Last Thursday, Nasawiya hosted 5 activists for sex workers’ rights from all over the world. A very intense talk kept us all silent for two hours, listening to experiences and a cause most of us are not familiar with.

And there it happened. At some point during the talk, I felt it, this awakening you have when you understand something new, something you’ve always avoided thinking about for fear of not having real answers. Once the talk ended, I got recruited. I have always known about the movement for sex workers’ rights, but I always thought, ironically enough, that this was a western concept that doesn’t apply to our society.

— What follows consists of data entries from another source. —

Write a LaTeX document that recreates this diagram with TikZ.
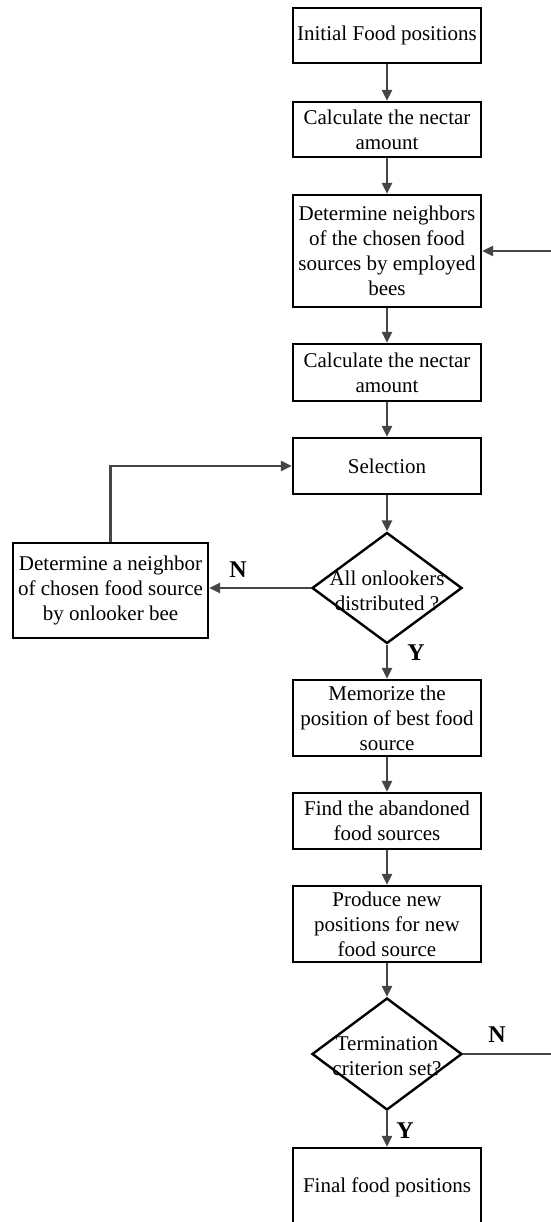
\documentclass[tikz,border=0pt]{standalone}
\usepackage{fontspec}
\setmainfont{Liberation Serif}
\usetikzlibrary{shapes.geometric,arrows.meta}
\definecolor{arrowgray}{HTML}{454545}
\begin{document}
\begin{tikzpicture}[x=1pt,y=-1pt,
 box/.style={draw=black,line width=2.4pt,minimum width=188pt,inner sep=0pt,align=center,font=\fontsize{21}{25}\selectfont},
 dia/.style={draw=black,line width=2.4pt,diamond,minimum width=150pt,minimum height=111pt,inner sep=0pt},
 txt/.style={align=center,font=\fontsize{21}{25}\selectfont},
 lab/.style={font=\fontsize{24}{28}\selectfont\bfseries},
 arr/.style={draw=arrowgray,line width=2.4pt,-{Triangle[length=11pt,width=10pt]}}]
\useasboundingbox (0,0) rectangle (550,1222);
\node[box,minimum height=55pt] (b1) at (387,35.5) {Initial Food positions};
\node[box,minimum height=55pt] (b2) at (387,129.5) {Calculate the nectar\\amount};
\node[box,minimum height=112pt] (b3) at (387,251) {Determine neighbors\\of the chosen food\\sources by employed\\bees};
\node[box,minimum height=57pt] (b4) at (387,372.5) {Calculate the nectar\\amount};
\node[box,minimum height=56pt] (sel) at (387,466) {Selection};
\node[dia] (d1) at (387,588) {};
\node[txt] (d1t) at (387,591) {All onlookers\\distributed ?};
\node[box,minimum width=195pt,minimum height=95pt] (lb) at (110.5,590.5) {Determine a neighbor\\of chosen food source\\by onlooker bee};
\node[box,minimum height=76pt] (b5) at (387,718) {Memorize the\\position of best food\\source};
\node[box,minimum height=56pt] (b6) at (387,821) {Find the abandoned\\food sources};
\node[box,minimum height=76pt] (b7) at (387,924) {Produce new\\positions for new\\food source};
\node[dia,minimum height=112pt] (d2) at (387,1054) {};
\node[txt] (d2t) at (387,1056) {Termination\\criterion set?};
\node[box,minimum height=78pt] (b8) at (387,1187) {Final food positions};
\node[lab] (n1) at (238,570) {N};
\node[lab] (y1) at (416,653) {Y};
\node[lab] (n2) at (497,1035) {N};
\node[lab] (y2) at (405,1131) {Y};
\coordinate (r1) at (555,1054);
\draw[arr] (b1) -- (b2);
\draw[arr] (b2) -- (b3);
\draw[arr] (b3) -- (b4);
\draw[arr] (b4) -- (sel);
\draw[arr] (sel) -- (d1.north);
\draw[arr] (d1.west) -- (d1.west -| lb.east);
\draw[arr] (lb.north) |- (sel.west);
\draw[arr] (d1.south) -- (b5);
\draw[arr] (b5) -- (b6);
\draw[arr] (b6) -- (b7);
\draw[arr] (b7) -- (d2.north);
\draw[arr] (d2.south) -- (b8);
\draw[arr] (d2.east) -- (r1) |- (b3.east);
\end{tikzpicture}
\end{document}
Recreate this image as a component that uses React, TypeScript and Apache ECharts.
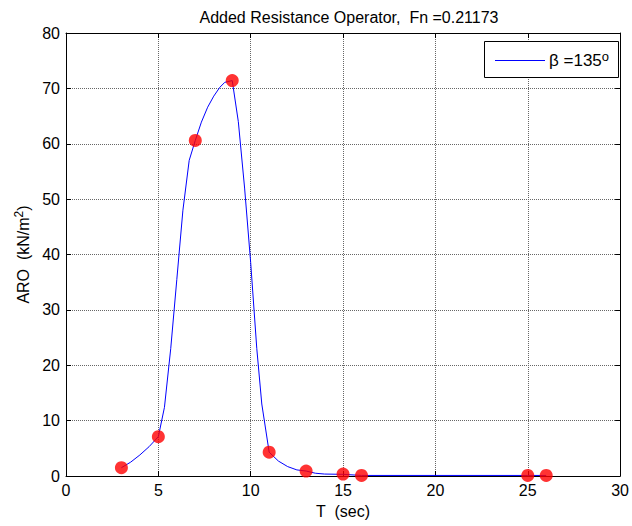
import React, { useEffect, useRef } from "react";
import * as echarts from "echarts";

// Data points (markers)
const periods = [3, 5, 7, 9, 11, 13, 15, 16, 25, 26];
const aroValues = [1.5, 7.1, 60.6, 71.4, 4.3, 0.9, 0.35, 0.1, 0.1, 0.1];

// Plotted curve vertices
const curveT = [3, 3.5, 4, 4.5, 5, 5.33, 5.67, 6, 6.33, 6.67, 7, 7.33, 7.67, 8, 8.33, 8.6, 9, 9.33, 9.67, 10, 10.33, 10.6, 11, 11.5, 12, 12.5, 13, 13.5, 14, 15, 16, 25, 26];
const curveARO = [1.5, 2.5, 3.8, 5.3, 7.1, 12.4, 23, 35.5, 48, 57, 60.6, 63.9, 66.6, 68.6, 70.2, 71.1, 71.4, 64, 52, 38.5, 23, 13, 4.3, 2.7, 1.7, 1.1, 0.9, 0.5, 0.35, 0.3, 0.1, 0.1, 0.1];

const xTicks = { min: 0, max: 30, interval: 5 };
const yTicks = { min: 0, max: 80, interval: 10 };

const titleText = "Added Resistance Operator,  Fn =0.21173";
const legendLabel = "β =135";

export default function App() {
  const ref = useRef<HTMLDivElement>(null);
  useEffect(() => {
    if (!ref.current) return;
    const chart = echarts.init(ref.current, null, { renderer: "svg" });
    const font = "Liberation Sans, Arial, Helvetica, sans-serif";
    const fs = 16;
    const gridLine = { show: true, lineStyle: { color: "#666", type: [1, 1] as any, width: 1 } };
    const curve = curveT.map((t, i) => [t, curveARO[i]]);
    const pts = periods.map((t, i) => [t, aroValues[i]]);
    chart.setOption({
      animation: false,
      backgroundColor: "#fff",
      title: {
        text: titleText,
        left: 344,
        textAlign: "center",
        top: 4,
        textStyle: { fontFamily: font, fontSize: fs, fontWeight: "normal", color: "#000" },
      },
      graphic: [
        {
          type: "rect",
          z: 100,
          shape: { x: 484.5, y: 41.5, width: 134, height: 36 },
          style: { fill: "#fff", stroke: "#000", lineWidth: 1 },
        },
        {
          type: "line",
          z: 101,
          shape: { x1: 495, y1: 60.5, x2: 545, y2: 60.5 },
          style: { stroke: "#0000ff", lineWidth: 1 },
        },
        {
          type: "text",
          z: 101,
          x: 549,
          y: 60,
          style: {
            text: legendLabel + "{sup|o}",
            fontFamily: font,
            fontSize: 17,
            fill: "#000",
            verticalAlign: "middle",
            rich: {
              sup: { fontFamily: font, fontSize: 13, verticalAlign: "top", padding: [0, 0, 8, 0], fill: "#000" },
            },
          },
        },
      ],
      grid: { left: 66, right: 8, top: 33, bottom: 50, containLabel: false },
      xAxis: [
        {
          type: "value",
          min: xTicks.min,
          max: xTicks.max,
          interval: xTicks.interval,
          position: "bottom",
          name: "T  (sec)",
          nameLocation: "middle",
          nameGap: 27,
          nameTextStyle: { fontFamily: font, fontSize: fs, color: "#000" },
          axisLine: { show: true, onZero: false, lineStyle: { color: "#000", width: 1 } },
          axisTick: { show: true, inside: true, length: 5, lineStyle: { color: "#000" } },
          axisLabel: { fontFamily: font, fontSize: fs, color: "#000", margin: 6 },
          splitLine: gridLine,
        },
        {
          type: "value",
          min: xTicks.min,
          max: xTicks.max,
          interval: xTicks.interval,
          position: "top",
          axisLine: { show: true, onZero: false, lineStyle: { color: "#000", width: 1 } },
          axisTick: { show: true, inside: true, length: 5, lineStyle: { color: "#000" } },
          axisLabel: { show: false },
          splitLine: { show: false },
        },
      ],
      yAxis: [
        {
          type: "value",
          min: yTicks.min,
          max: yTicks.max,
          interval: yTicks.interval,
          position: "left",
          name: "ARO  (kN/m{sup|2})",
          nameLocation: "middle",
          nameGap: 30,
          nameTextStyle: {
            fontFamily: font,
            fontSize: fs,
            color: "#000",
            rich: { sup: { fontFamily: font, fontSize: 12, verticalAlign: "top", padding: [0, 0, 8, 0], color: "#000" } },
          },
          axisLine: { show: true, onZero: false, lineStyle: { color: "#000", width: 1 } },
          axisTick: { show: true, inside: true, length: 5, lineStyle: { color: "#000" } },
          axisLabel: { fontFamily: font, fontSize: fs, color: "#000", margin: 6 },
          splitLine: gridLine,
        },
        {
          type: "value",
          min: yTicks.min,
          max: yTicks.max,
          interval: yTicks.interval,
          position: "right",
          axisLine: { show: true, onZero: false, lineStyle: { color: "#000", width: 1 } },
          axisTick: { show: true, inside: true, length: 5, lineStyle: { color: "#000" } },
          axisLabel: { show: false },
          splitLine: { show: false },
        },
      ],
      series: [
        {
          name: "beta",
          type: "line",
          xAxisIndex: 0,
          yAxisIndex: 0,
          data: curve,
          showSymbol: false,
          symbol: "none",
          lineStyle: { color: "#0000ff", width: 1 },
          itemStyle: { color: "#0000ff" },
          z: 3,
        },
        {
          name: "points",
          type: "scatter",
          xAxisIndex: 0,
          yAxisIndex: 0,
          data: pts,
          symbol: "circle",
          symbolSize: 13,
          itemStyle: { color: "#ff0000" },
          z: 4,
        },
      ],
    });
    return () => chart.dispose();
  }, []);
  return <div ref={ref} style={{ width: 632, height: 526, position: "absolute", left: 0, top: 0 }} />;
}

I had assumed that we needed a different model, something that goes with the challenges women in sex work face in our part of the world, a place where, I thought, no woman would choose to be a sex worker. “When do we ever discuss choice?” I heard one of the activists reply to some of us who were explaining how women are forced into sex work in Lebanon every day.

It is true that many sex workers did not choose to be where they are today, but this argument should not be used to avoid addressing this issue from its right angle. And whether we like it or not, the prevalence of this discourse on lack of choice stops us from working on advancing the conditions that many women have to endure every day. Between the victimization and the criminalization of people in sex work, women are left working under the worst conditions.

I am fully aware that one talk, two hours, did not make me an expert on this issue. But it doesn’t matter, what truly matters is being able to feel it. And how can you not when you listen to someone talking about it with such thrive that makes it so real and easy to understand? And don’t we know by now, that in order to understand the real condition of women, you have to go to them, and talk to them? This shall be the next step in my own recruitment process.

The main question for me remains unanswered for now: how do we even come to address such an issue in our society? As radical as we might think we are, we still have a hard time fully understanding its different angles. So how do we expect this from a society that refuses to change and has rotted in so many years of ignorance towards any topic related to sexuality?

All of this made me rethink my tolerance for people who do not really understand my cause, or my feminism, and the excuses I give for their stubborn opposition and their biased arguments. But as feminists, we are not allowed to do that. We are not allowed to use arguments, regularly used against us, when addressing any issue whatsoever.

We feminists do not have the luxury of this ignorance.